Investment now nudging one percent of GDP.
It was just one graph, but it said it all.
Prices paid by businesses for software in Australia might be falling, but enterprises down under are spending money at close to dotcom levels on code – only this time it's to optimise their operations rather than chasing a meme.
That’s the take from one of the most remarkable snapshots of local investment in software yet, produced not by an analyst firm or vendor, but the by the Assistant Governor for the Reserve Bank of Australia’s Economic division, Dr Luci Ellis.
It’s a highly significant number, not least because it (partially) documents the broader role of computing in the national economy.
In fact, software investment levels in Australia are now primed to punch through one percent of nominal GDP (gross domestic product) that stands at $19 trillion.
And in case you wondered where the skills shortage came from, the software cut of that pie is easy to measure and equates to (roughly) $19 billion.
It's a a sustained trend that, over the last ten years or so, shows more local money is broadly and consistently being poured into software smarts – and as a core part of the economy rather than because of a sugar hit or cyclical factor.
Based on RBA and Australian Bureau of Statistics (ABS) data, Ellis bowled-up the chart and stats – Computer Software Investment; Share of Nominal GDP – in a speech last Friday that sought to demystify how the central bank sources, charts and uses data to make economic predictions.
Notably, the chart (below) isn’t part of a regular series, but was put together specifically to illustrate what to factor in or out when trying to determine what indicators to use when plotting where the economy is headed.
In the past that might have been new car sales, spend on industrial plant and equipment, retail turnover … but now it’s software, at least for the purposes of Ellis’ speech, memorably titled “Lumps, Bumps and Waves”.
She's not afraid to chunk down the concepts or simplify the lingo either.
“Simple, non-technical descriptions can show why it's useful to know something about the underlying shape of a particular special factor. If something is a lump or a bump, it doesn't mark the beginning of a change in trend. Its effect may not last,” Ellis observed.
“In developing our forecasts or setting monetary policy, we might want to look through those lumps and bumps, and focus instead on the longer-term trends.”
Even more simply, it's "the signal in the noise".
"We have to be careful to avoid seeing paradigm shifts in every wiggle in the data. But structural change permeates the economy, and always will," Ellis said.
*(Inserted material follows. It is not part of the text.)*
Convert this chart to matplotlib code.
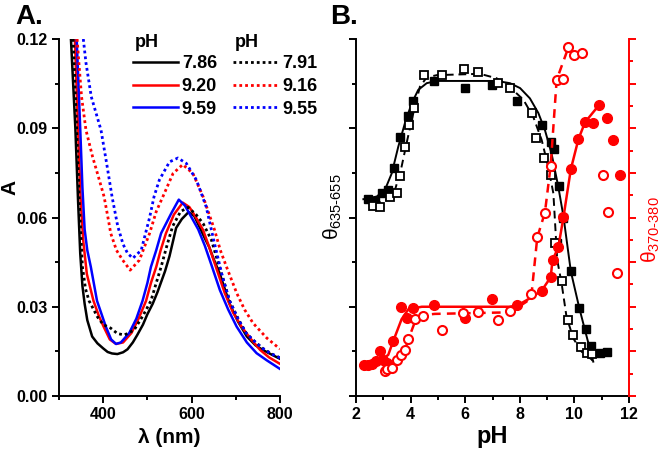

But these days software spend isn’t just a business trend, it’s a broader wave of change triggered by factors external to the economy,
Ellis notes there are a few ‘bumps’ on the chart “culminating in a peak around the dot-com boom and Y2K rectification work” where it peaks at just over one percent of nominal GDP in the very early noughties before taking a very unceremonious slide until around year before the GFC.
Then, around 2012-2013, software investment takes off like a rocket – Amazon Web Services put its first DC on Australian soil in 2012 – before near vertical growth gently tapers but still stays strong.
“More recently, this type of investment has again been increasing faster than the economy as a whole, as firms adopt mobile, cloud and other new technologies,” Ellis observes.
The thing to remember is that the graph is tracking software investment across the economy rather than just against previous sales, revenue or pricing.
So even if software, especially cloud and SaaS, fell in price compared to on-prem, it became more accessible and affordable, presumably at the expense of hardware.
There’s good reason for RBA to be sticking its nose into Australia’s software sector too.
Not least because things once loosely categorised as ‘digital’ are now influencing the shape of the broader economy, and with it the outlook for jobs and growth.
Australia’s conundrum is that wages growth has remained stuck and some parts of the economy are doing far better on the digital front than others.
The influence of software and technology on the economy, or the so-called tech effect, was called out by RBA Governor Philip Lowe in June 2018.
The picture Lowe painted at that time was a paradox where there was still spare capacity in the labour market, yet firms found it harder to get suitable workers, with little or no translation to increases wages.
Ellis’ chart is the latest valuable piece in figuring out that puzzle.